Until you realize this, you will be forced to churn customers. 85% of your customers leave skateboarding. That’s an awful lot of customers to lose – for no reason. Yes, I just said that. YOU ARE LOSING CUSTOMERS (and not gaining potential customers) for no reason. It’s YOUR choice to market the way you do. As you’ve been focusing on one type of skater (males, under the age of 18 who ride street), a whole new part of skateboarding has mushroomed. You’ve kept ignoring it and the mainstream skate media keeps ignoring it. Oddly enough, despite being ignored, it keeps growing and growing. In fact, I believe this is just the beginning. That’s not just my feeling – a number of folks feel that way and they are busy. Yes, you could say they are extremely busy in the dream factory!
Skateboarding, at one time was embraced by older riders and women. It had variety. It had a specialness that people tapped into. It still has this magic, but it’s being increasingly sold back to skaters by people who might not have skateboarding’s best interests at heart. That’s the truth. It’s like that old adage: be careful what you wish for, you might just get it. Sure, the sponsorships and exposure have been incredible….but where are your companies right now, in the spring of 2008? It’s great that you’ve achieved so much, but what are you doing for the future? As things change, what will you do to meet the challenges?
I am not a motorcycle rider, but my neighbor is a weekend warrior and it’s awe-inspiring to see his bike. Such is the power of Harley-Davidson. It’s an icon – a brand that stands for so much. That’s what a great skateboard company should be like. It must stand for something – or not. There is room for generic commodities in skateboarding – but you can’t be both. You cannot be everywhere and have your brand mean something. There is a magic in controlled distribution and keeping things tightly controlled. Don’t believe me? Just look what happened to Airwalk. In 1993 they had sales of $13 million. Three years later they hit $175 million. Then, as a result of going mass market they found themselves out of business. It wasn’t a pretty sight. A few years ago, an investment firm bought the company in hopes of turning it around. You can now find Airwalk at Payless.
I keep telling anyone who will listen that skateboarding needs to shed it’s myopia. There is pushback (lord, how I loathe that word) from those who feel that by exposing or marketing other types of skateboards or skaters, we’ll somehow lose the core. You won’t. You won’t simply for the fact that you’ll begin the process of building brands that appeal to different types of skaters. This means that company XXX that markets street boards will not make XXX longboards or slalom decks. No, an entirely new company will have to be formed, with entirely new marketing. And oh yeah, there must be a solid reason for this division to be made. There must be a genuine benefit to the customer. If you’re only in it for the money or to take market share from someone, chances are you might find it a very difficult road.

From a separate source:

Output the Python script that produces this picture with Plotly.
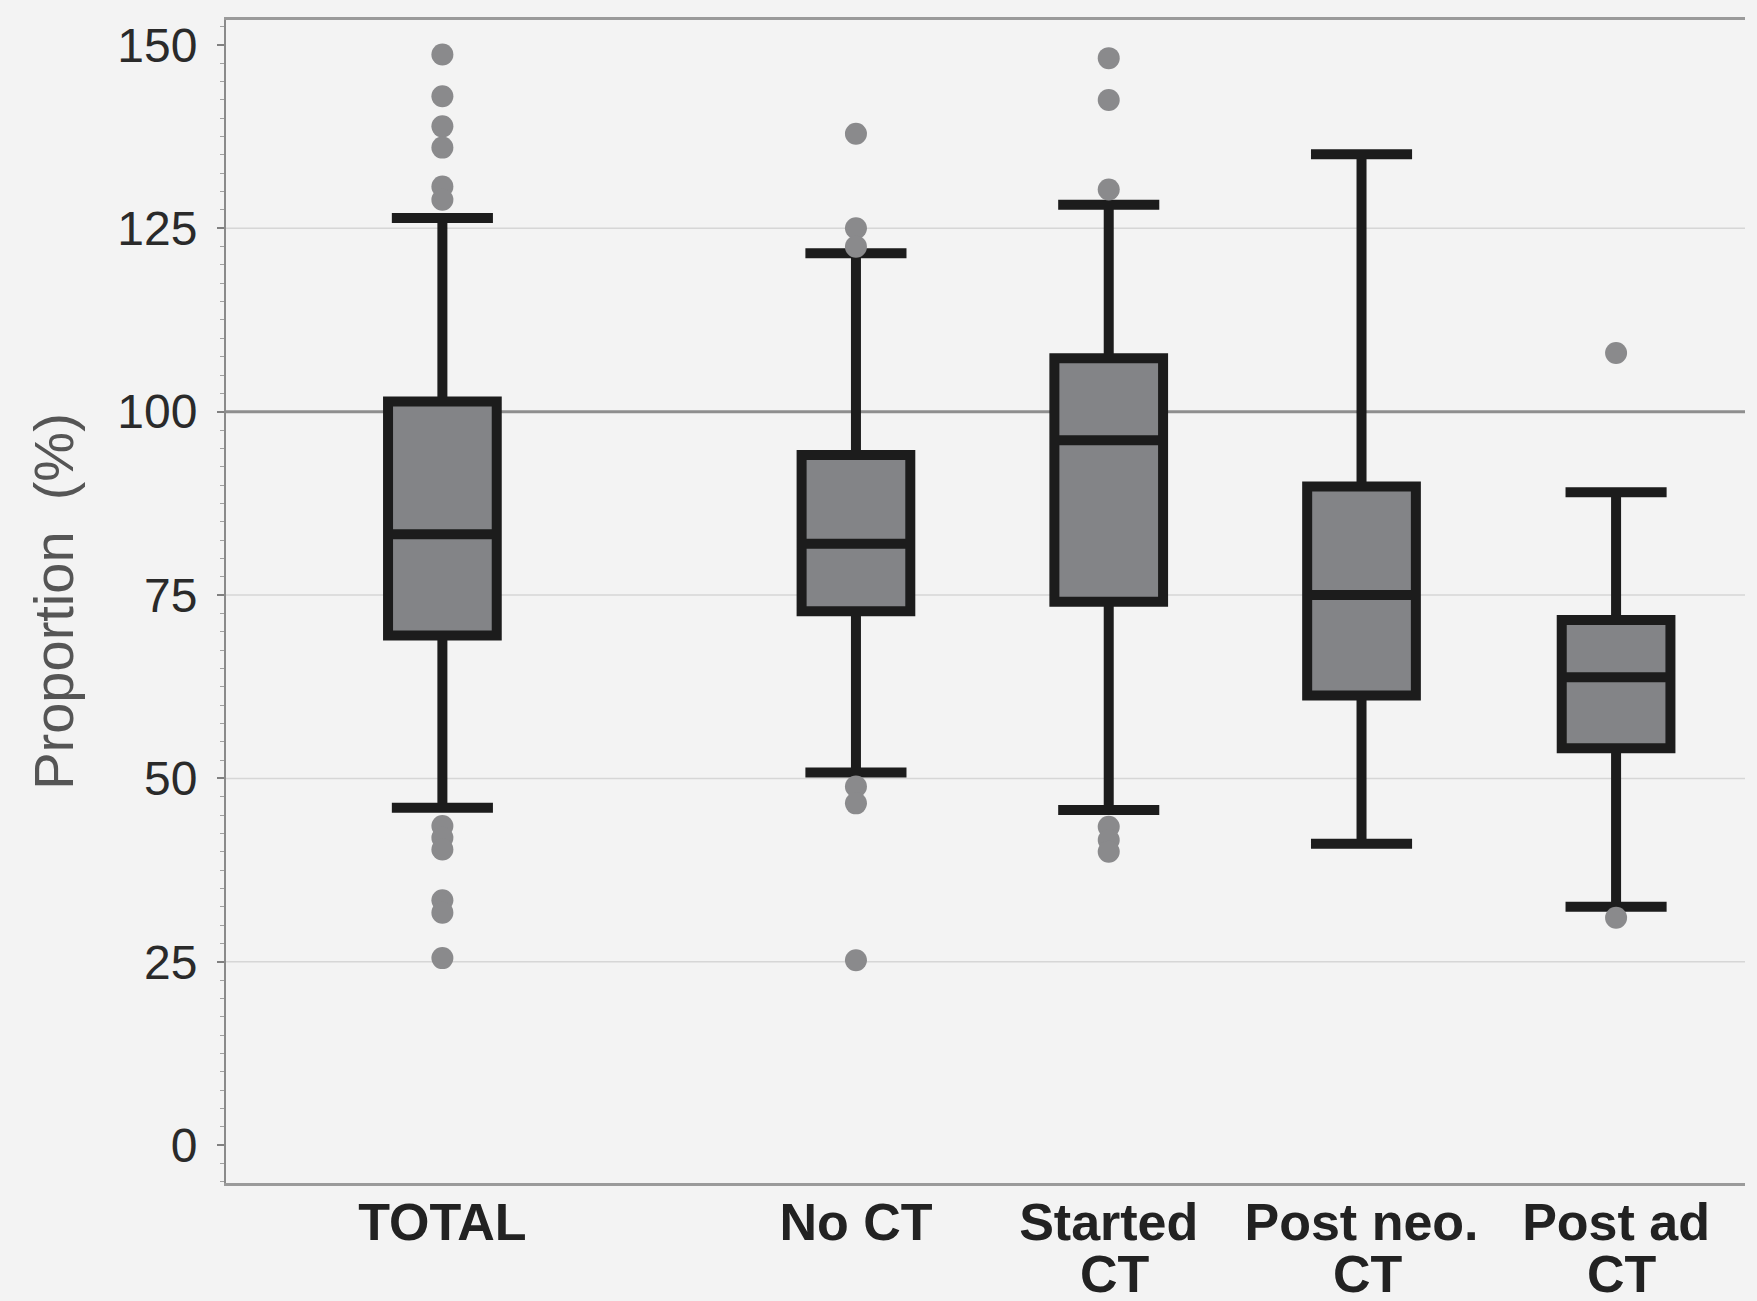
import plotly.graph_objects as go

# ---- data ----
categories = ["TOTAL", "No CT", "Started CT", "Post neo. CT", "Post ad CT"]
label_line1 = ["TOTAL", "No CT", "Started", "Post neo.", "Post ad"]
label_line2 = ["", "", "CT", "CT", "CT"]

lower_whisker = [46.0, 50.8, 45.7, 41.1, 32.5]
q1_vals       = [69.5, 72.8, 74.1, 61.3, 54.1]
median_vals   = [83.3, 82.0, 96.1, 75.0, 63.8]
q3_vals       = [101.4, 94.1, 107.3, 89.8, 71.6]
upper_whisker = [126.4, 121.6, 128.2, 135.1, 89.0]

outliers_total   = [148.7, 143.0, 138.9, 136.0, 130.7, 128.9, 43.5, 41.9, 40.3, 33.4, 31.7, 25.5]
outliers_noct    = [137.9, 125.0, 122.5, 48.9, 46.6, 25.2]
outliers_started = [148.2, 142.5, 130.3, 43.4, 41.6, 40.0]
outliers_postneo = []
outliers_postadj = [108.0, 31.0]
outlier_groups = [outliers_total, outliers_noct, outliers_started, outliers_postneo, outliers_postadj]

grid_levels = [25, 50, 75, 125]
reference_level = 100

# ---- layout positions (TOTAL separated from the others) ----
x_pos = [0.0, 1.636, 2.636, 3.636, 4.643]

fig = go.Figure()

out_x = [x_pos[i] for i, g in enumerate(outlier_groups) for _ in g]
out_y = [v for g in outlier_groups for v in g]
fig.add_trace(go.Scatter(
    x=out_x, y=out_y, mode="markers",
    marker=dict(color="#8a8a8c", size=22, line=dict(width=0)),
    showlegend=False, hoverinfo="y",
))

fig.add_trace(go.Box(
    x=x_pos,
    q1=q1_vals, median=median_vals, q3=q3_vals,
    lowerfence=lower_whisker, upperfence=upper_whisker,
    width=0.43, whiskerwidth=0.93,
    fillcolor="#838487",
    line=dict(color="#1c1c1c", width=10),
    boxpoints=False, showlegend=False,
))

for g in grid_levels:
    fig.add_shape(type="line", xref="paper", x0=0, x1=1, yref="y", y0=g, y1=g,
                  line=dict(color="#d6d6d6", width=1.5), layer="below")
fig.add_shape(type="line", xref="paper", x0=0, x1=1, yref="y",
              y0=reference_level, y1=reference_level,
              line=dict(color="#8e8e8e", width=3), layer="below")

for xp, t in zip(x_pos, label_line2):
    if t:
        fig.add_annotation(x=xp, xref="x", y=0, yref="paper", yanchor="top",
                           yshift=-60, xshift=6, text=t, showarrow=False,
                           font=dict(family="Liberation Sans, Arial", size=52,
                                     color="#222222", weight="bold"))

fig.update_layout(
    width=1757, height=1301,
    margin=dict(l=226, r=12, t=20, b=118),
    paper_bgcolor="#f3f3f3", plot_bgcolor="#f3f3f3",
    showlegend=False,
    xaxis=dict(
        range=[-0.856, 5.153],
        tickvals=x_pos, ticktext=label_line1,
        ticks="", showgrid=False, zeroline=False,
        showline=True, linecolor="#9a9a9a", linewidth=3, mirror=True,
        tickfont=dict(family="Liberation Sans, Arial", size=52, color="#222222", weight="bold"),
        ticklabelstandoff=-8,
    ),
    yaxis=dict(
        range=[-5.16, 153.4],
        tickvals=[0, 25, 50, 75, 100, 125, 150],
        ticks="outside", ticklen=7, tickwidth=1.5, tickcolor="#808080",
        minor=dict(dtick=2.5, ticks="outside", ticklen=4, tickwidth=1, tickcolor="#a0a0a0", showgrid=False),
        showgrid=False, zeroline=False,
        showline=True, linecolor="#8a8a8a", linewidth=2,
        tickfont=dict(family="Liberation Sans, Arial", size=48, color="#2a2a2a"),
        ticklabelstandoff=10,
        title=dict(text="Proportion&nbsp; (%)", standoff=26,
                   font=dict(family="Liberation Sans, Arial", size=56, color="#555555")),
    ),
)

fig.write_html("out.html")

Where does this leave me? I have chosen my path. I see it all and cover it all. The old guys, the young guys and women. I cover slalom, rebels (and faux rebels), the cruisers, the weekend warriors, the newbies, the pool skaters, the vert/tranny folks and yes, even the street skaters. Is it perfect? Of course not – it’s simply my take on skateboarding. It’s what gets me out of bed every day and blogging crazy ravings like this. I am inspired by skateboarding. Concrete Wave IS a dream factory for me. I can only pray that it’s the same for you guys. If not, it’s just a job selling a plank of wood, two trucks and four wheels.